The problem: Starting at the first line of the data, please print exactly those lines through the one that holds "const fontSize = '21px';", omitting every picture.

----- Data provided

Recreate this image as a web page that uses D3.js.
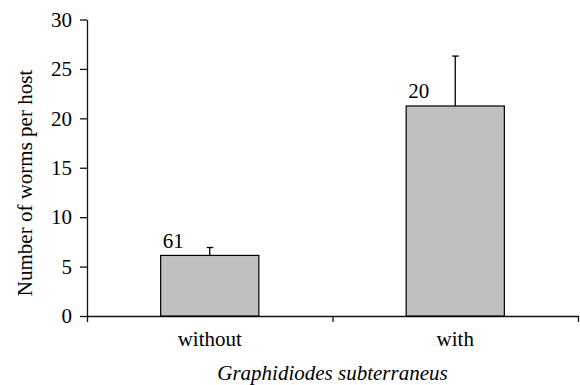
<!DOCTYPE html>
<html>
<head>
<meta charset="utf-8">
<script src="https://cdn.jsdelivr.net/npm/d3@7"></script>
<style>
  html, body { margin: 0; padding: 0; background: #fff; }
  svg text { font-family: "Liberation Serif", "DejaVu Serif", serif; fill: #000; }
</style>
</head>
<body>
<div id="graph"></div>
<script>
const categories = ['without', 'with'];
const means = [6.13, 21.25];
const errors = [0.8, 5.05];
const sampleSizes = ['61', '20'];
const yTicks = [0, 5, 10, 15, 20, 25, 30];

const width = 580, height = 385;
const plotLeft = 87, plotRight = 578, plotTop = 19.5, plotBottom = 316;

const svg = d3.select('#graph')
  .append('svg')
  .attr('width', width)
  .attr('height', height);

const y = d3.scaleLinear()
  .domain([0, 30])
  .range([plotBottom, plotTop]);

const x = d3.scaleBand()
  .domain(categories)
  .range([plotLeft, plotRight])
  .paddingInner(0.6)
  .paddingOuter(0.3);

// ticks on the x axis sit between the categories, not under them
const xEdges = d3.scaleLinear()
  .domain([0, categories.length])
  .range([plotLeft, plotRight]);

const fontSize = '21px';

// x axis
const xAxis = svg.append('g')
  .attr('transform', 'translate(0,' + plotBottom + ')')
  .call(d3.axisBottom(xEdges)
    .tickValues(d3.range(categories.length + 1))
    .tickFormat('')
    .tickSize(6)
    .tickSizeOuter(0));
xAxis.selectAll('path, line').attr('stroke', '#111').attr('stroke-width', 1.3);

// category labels
svg.selectAll('text.cat')
  .data(categories)
  .enter()
  .append('text')
  .attr('class', 'cat')
  .attr('x', d => x(d) + x.bandwidth() / 2)
  .attr('y', 345.5)
  .attr('text-anchor', 'middle')
  .style('font-size', fontSize)
  .text(d => d);

// y axis
const yAxis = svg.append('g')
  .attr('transform', 'translate(' + plotLeft + ',0)')
  .call(d3.axisLeft(y)
    .tickValues(yTicks)
    .tickSize(7)
    .tickPadding(8)
    .tickSizeOuter(0));
yAxis.selectAll('path, line').attr('stroke', '#111').attr('stroke-width', 1.3);
yAxis.selectAll('text')
  .style('font-size', fontSize)
  .style('font-family', '"Liberation Serif", serif')
  .attr('fill', '#000');

// bars
svg.selectAll('rect.bar')
  .data(means)
  .enter()
  .append('rect')
  .attr('class', 'bar')
  .attr('x', (d, i) => x(categories[i]))
  .attr('y', d => y(d))
  .attr('width', x.bandwidth())
  .attr('height', d => y(0) - y(d))
  .attr('fill', '#c0c0c0')
  .attr('stroke', '#000')
  .attr('stroke-width', 1.2);

// error bars (upper only)
const err = svg.selectAll('g.err')
  .data(means)
  .enter()
  .append('g')
  .attr('class', 'err');

err.append('line')
  .attr('x1', (d, i) => x(categories[i]) + x.bandwidth() / 2)
  .attr('x2', (d, i) => x(categories[i]) + x.bandwidth() / 2)
  .attr('y1', d => y(d))
  .attr('y2', (d, i) => y(d + errors[i]))
  .attr('stroke', '#000')
  .attr('stroke-width', 1.3);

err.append('line')
  .attr('x1', (d, i) => x(categories[i]) + x.bandwidth() / 2 - 3)
  .attr('x2', (d, i) => x(categories[i]) + x.bandwidth() / 2 + 3.5)
  .attr('y1', (d, i) => y(d + errors[i]))
  .attr('y2', (d, i) => y(d + errors[i]))
  .attr('stroke', '#000')
  .attr('stroke-width', 1.3);

// sample sizes above the bars
svg.selectAll('text.n')
  .data(means)
  .enter()
  .append('text')
  .attr('class', 'n')
  .attr('x', (d, i) => x(categories[i]) + 2)
  .attr('y', d => y(d) - 7.5)
  .style('font-size', fontSize)
  .text((d, i) => sampleSizes[i]);

// axis titles
svg.append('text')
  .attr('transform', 'translate(31.5,183) rotate(-90)')
  .attr('text-anchor', 'middle')
  .style('font-size', fontSize)
  .text('Number of worms per host');

svg.append('text')
  .attr('x', (plotLeft + plotRight) / 2)
  .attr('y', 380)
  .attr('text-anchor', 'middle')
  .style('font-size', fontSize)
  .style('font-style', 'italic')
  .text('Graphidiodes subterraneus');
</script>
</body>
</html>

----------

Written response:
Recreate this image as a web page that uses D3.js.
<!DOCTYPE html>
<html>
<head>
<meta charset="utf-8">
<script src="https://cdn.jsdelivr.net/npm/d3@7"></script>
<style>
  html, body { margin: 0; padding: 0; background: #fff; }
  svg text { font-family: "Liberation Serif", "DejaVu Serif", serif; fill: #000; }
</style>
</head>
<body>
<div id="graph"></div>
<script>
const categories = ['without', 'with'];
const means = [6.13, 21.25];
const errors = [0.8, 5.05];
const sampleSizes = ['61', '20'];
const yTicks = [0, 5, 10, 15, 20, 25, 30];

const width = 580, height = 385;
const plotLeft = 87, plotRight = 578, plotTop = 19.5, plotBottom = 316;

const svg = d3.select('#graph')
  .append('svg')
  .attr('width', width)
  .attr('height', height);

const y = d3.scaleLinear()
  .domain([0, 30])
  .range([plotBottom, plotTop]);

const x = d3.scaleBand()
  .domain(categories)
  .range([plotLeft, plotRight])
  .paddingInner(0.6)
  .paddingOuter(0.3);

// ticks on the x axis sit between the categories, not under them
const xEdges = d3.scaleLinear()
  .domain([0, categories.length])
  .range([plotLeft, plotRight]);

const fontSize = '21px';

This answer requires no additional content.